- Exercise directions
Can you write out all the lines word for word, with no pictures?

- Data shown
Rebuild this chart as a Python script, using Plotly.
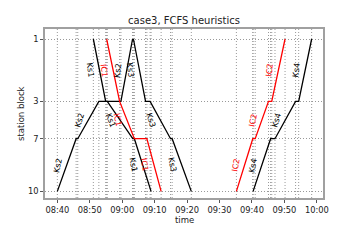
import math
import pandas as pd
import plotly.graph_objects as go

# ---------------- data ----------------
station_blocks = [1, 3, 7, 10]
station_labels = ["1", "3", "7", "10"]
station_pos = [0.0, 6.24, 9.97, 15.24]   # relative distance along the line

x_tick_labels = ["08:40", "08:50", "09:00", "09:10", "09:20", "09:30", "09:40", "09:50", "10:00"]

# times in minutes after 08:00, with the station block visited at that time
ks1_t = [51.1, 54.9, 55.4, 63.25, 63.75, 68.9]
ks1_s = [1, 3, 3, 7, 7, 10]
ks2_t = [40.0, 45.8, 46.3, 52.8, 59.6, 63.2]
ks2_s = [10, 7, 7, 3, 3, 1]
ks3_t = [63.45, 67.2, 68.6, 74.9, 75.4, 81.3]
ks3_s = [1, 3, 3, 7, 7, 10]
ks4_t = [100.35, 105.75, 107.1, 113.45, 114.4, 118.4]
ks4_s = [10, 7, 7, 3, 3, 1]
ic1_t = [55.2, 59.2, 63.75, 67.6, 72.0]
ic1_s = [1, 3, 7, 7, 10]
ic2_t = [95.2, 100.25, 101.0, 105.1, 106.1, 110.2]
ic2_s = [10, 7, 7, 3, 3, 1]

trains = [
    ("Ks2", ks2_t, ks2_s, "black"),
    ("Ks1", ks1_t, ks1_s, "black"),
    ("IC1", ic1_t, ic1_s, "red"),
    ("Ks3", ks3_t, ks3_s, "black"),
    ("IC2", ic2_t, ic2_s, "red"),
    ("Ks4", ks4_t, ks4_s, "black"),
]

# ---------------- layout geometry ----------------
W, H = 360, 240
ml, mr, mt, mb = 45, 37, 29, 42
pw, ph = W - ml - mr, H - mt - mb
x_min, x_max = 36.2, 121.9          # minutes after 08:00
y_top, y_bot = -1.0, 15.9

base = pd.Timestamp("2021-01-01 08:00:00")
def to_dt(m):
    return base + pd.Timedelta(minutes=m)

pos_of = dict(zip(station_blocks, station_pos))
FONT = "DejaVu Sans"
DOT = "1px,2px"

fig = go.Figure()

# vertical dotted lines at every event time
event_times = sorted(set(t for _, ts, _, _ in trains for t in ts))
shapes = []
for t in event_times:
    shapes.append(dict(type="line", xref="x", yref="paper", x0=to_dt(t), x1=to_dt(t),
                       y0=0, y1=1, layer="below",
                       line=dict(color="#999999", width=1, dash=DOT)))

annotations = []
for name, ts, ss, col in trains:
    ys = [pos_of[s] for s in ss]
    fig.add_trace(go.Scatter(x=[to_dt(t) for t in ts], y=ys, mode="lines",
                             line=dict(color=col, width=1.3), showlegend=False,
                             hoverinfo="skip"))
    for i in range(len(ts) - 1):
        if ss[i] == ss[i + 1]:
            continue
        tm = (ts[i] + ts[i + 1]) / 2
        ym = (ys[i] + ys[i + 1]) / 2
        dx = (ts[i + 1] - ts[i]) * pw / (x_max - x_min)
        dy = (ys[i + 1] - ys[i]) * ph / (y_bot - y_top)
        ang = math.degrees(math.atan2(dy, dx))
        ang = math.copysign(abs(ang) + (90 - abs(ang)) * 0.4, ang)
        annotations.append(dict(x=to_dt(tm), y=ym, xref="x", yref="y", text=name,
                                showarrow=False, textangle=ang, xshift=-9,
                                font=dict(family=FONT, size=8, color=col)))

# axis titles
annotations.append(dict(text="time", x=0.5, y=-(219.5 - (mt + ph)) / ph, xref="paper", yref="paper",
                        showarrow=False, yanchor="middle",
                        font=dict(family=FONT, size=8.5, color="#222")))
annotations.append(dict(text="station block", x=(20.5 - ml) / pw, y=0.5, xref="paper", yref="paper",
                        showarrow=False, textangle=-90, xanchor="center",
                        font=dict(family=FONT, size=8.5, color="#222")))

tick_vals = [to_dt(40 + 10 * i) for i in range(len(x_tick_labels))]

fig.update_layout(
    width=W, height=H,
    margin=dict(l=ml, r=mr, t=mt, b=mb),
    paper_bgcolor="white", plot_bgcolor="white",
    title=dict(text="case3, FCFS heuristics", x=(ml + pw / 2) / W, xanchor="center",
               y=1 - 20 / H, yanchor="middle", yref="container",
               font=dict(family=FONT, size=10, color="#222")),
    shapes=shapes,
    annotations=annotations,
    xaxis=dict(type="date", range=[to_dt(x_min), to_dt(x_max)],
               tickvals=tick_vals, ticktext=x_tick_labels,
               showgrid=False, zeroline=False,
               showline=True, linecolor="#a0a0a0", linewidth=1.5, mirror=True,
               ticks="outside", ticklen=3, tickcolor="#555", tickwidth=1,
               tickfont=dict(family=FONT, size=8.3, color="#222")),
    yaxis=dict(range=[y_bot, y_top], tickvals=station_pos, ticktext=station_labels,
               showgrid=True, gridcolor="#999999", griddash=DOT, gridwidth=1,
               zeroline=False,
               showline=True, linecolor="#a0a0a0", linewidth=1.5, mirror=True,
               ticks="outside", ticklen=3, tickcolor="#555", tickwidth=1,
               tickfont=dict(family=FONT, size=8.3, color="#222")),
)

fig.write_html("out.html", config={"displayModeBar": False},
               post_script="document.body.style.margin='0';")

- Answer for this exercise
Rebuild this chart as a Python script, using Plotly.
import math
import pandas as pd
import plotly.graph_objects as go

# ---------------- data ----------------
station_blocks = [1, 3, 7, 10]
station_labels = ["1", "3", "7", "10"]
station_pos = [0.0, 6.24, 9.97, 15.24]   # relative distance along the line

x_tick_labels = ["08:40", "08:50", "09:00", "09:10", "09:20", "09:30", "09:40", "09:50", "10:00"]

# times in minutes after 08:00, with the station block visited at that time
ks1_t = [51.1, 54.9, 55.4, 63.25, 63.75, 68.9]
ks1_s = [1, 3, 3, 7, 7, 10]
ks2_t = [40.0, 45.8, 46.3, 52.8, 59.6, 63.2]
ks2_s = [10, 7, 7, 3, 3, 1]
ks3_t = [63.45, 67.2, 68.6, 74.9, 75.4, 81.3]
ks3_s = [1, 3, 3, 7, 7, 10]
ks4_t = [100.35, 105.75, 107.1, 113.45, 114.4, 118.4]
ks4_s = [10, 7, 7, 3, 3, 1]
ic1_t = [55.2, 59.2, 63.75, 67.6, 72.0]
ic1_s = [1, 3, 7, 7, 10]
ic2_t = [95.2, 100.25, 101.0, 105.1, 106.1, 110.2]
ic2_s = [10, 7, 7, 3, 3, 1]

trains = [
    ("Ks2", ks2_t, ks2_s, "black"),
    ("Ks1", ks1_t, ks1_s, "black"),
    ("IC1", ic1_t, ic1_s, "red"),
    ("Ks3", ks3_t, ks3_s, "black"),
    ("IC2", ic2_t, ic2_s, "red"),
    ("Ks4", ks4_t, ks4_s, "black"),
]

# ---------------- layout geometry ----------------
W, H = 360, 240
ml, mr, mt, mb = 45, 37, 29, 42
pw, ph = W - ml - mr, H - mt - mb
x_min, x_max = 36.2, 121.9          # minutes after 08:00
y_top, y_bot = -1.0, 15.9

base = pd.Timestamp("2021-01-01 08:00:00")
def to_dt(m):
    return base + pd.Timedelta(minutes=m)

pos_of = dict(zip(station_blocks, station_pos))
FONT = "DejaVu Sans"
DOT = "1px,2px"

fig = go.Figure()

# vertical dotted lines at every event time
event_times = sorted(set(t for _, ts, _, _ in trains for t in ts))
shapes = []
for t in event_times:
    shapes.append(dict(type="line", xref="x", yref="paper", x0=to_dt(t), x1=to_dt(t),
                       y0=0, y1=1, layer="below",
                       line=dict(color="#999999", width=1, dash=DOT)))

annotations = []
for name, ts, ss, col in trains:
    ys = [pos_of[s] for s in ss]
    fig.add_trace(go.Scatter(x=[to_dt(t) for t in ts], y=ys, mode="lines",
                             line=dict(color=col, width=1.3), showlegend=False,
                             hoverinfo="skip"))
    for i in range(len(ts) - 1):
        if ss[i] == ss[i + 1]:
            continue
        tm = (ts[i] + ts[i + 1]) / 2
        ym = (ys[i] + ys[i + 1]) / 2
        dx = (ts[i + 1] - ts[i]) * pw / (x_max - x_min)
        dy = (ys[i + 1] - ys[i]) * ph / (y_bot - y_top)
        ang = math.degrees(math.atan2(dy, dx))
        ang = math.copysign(abs(ang) + (90 - abs(ang)) * 0.4, ang)
        annotations.append(dict(x=to_dt(tm), y=ym, xref="x", yref="y", text=name,
                                showarrow=False, textangle=ang, xshift=-9,
                                font=dict(family=FONT, size=8, color=col)))

# axis titles
annotations.append(dict(text="time", x=0.5, y=-(219.5 - (mt + ph)) / ph, xref="paper", yref="paper",
                        showarrow=False, yanchor="middle",
                        font=dict(family=FONT, size=8.5, color="#222")))
annotations.append(dict(text="station block", x=(20.5 - ml) / pw, y=0.5, xref="paper", yref="paper",
                        showarrow=False, textangle=-90, xanchor="center",
                        font=dict(family=FONT, size=8.5, color="#222")))

tick_vals = [to_dt(40 + 10 * i) for i in range(len(x_tick_labels))]

fig.update_layout(
    width=W, height=H,
    margin=dict(l=ml, r=mr, t=mt, b=mb),
    paper_bgcolor="white", plot_bgcolor="white",
    title=dict(text="case3, FCFS heuristics", x=(ml + pw / 2) / W, xanchor="center",
               y=1 - 20 / H, yanchor="middle", yref="container",
               font=dict(family=FONT, size=10, color="#222")),
    shapes=shapes,
    annotations=annotations,
    xaxis=dict(type="date", range=[to_dt(x_min), to_dt(x_max)],
               tickvals=tick_vals, ticktext=x_tick_labels,
               showgrid=False, zeroline=False,
               showline=True, linecolor="#a0a0a0", linewidth=1.5, mirror=True,
               ticks="outside", ticklen=3, tickcolor="#555", tickwidth=1,
               tickfont=dict(family=FONT, size=8.3, color="#222")),
    yaxis=dict(range=[y_bot, y_top], tickvals=station_pos, ticktext=station_labels,
               showgrid=True, gridcolor="#999999", griddash=DOT, gridwidth=1,
               zeroline=False,
               showline=True, linecolor="#a0a0a0", linewidth=1.5, mirror=True,
               ticks="outside", ticklen=3, tickcolor="#555", tickwidth=1,
               tickfont=dict(family=FONT, size=8.3, color="#222")),
)

fig.write_html("out.html", config={"displayModeBar": False},
               post_script="document.body.style.margin='0';")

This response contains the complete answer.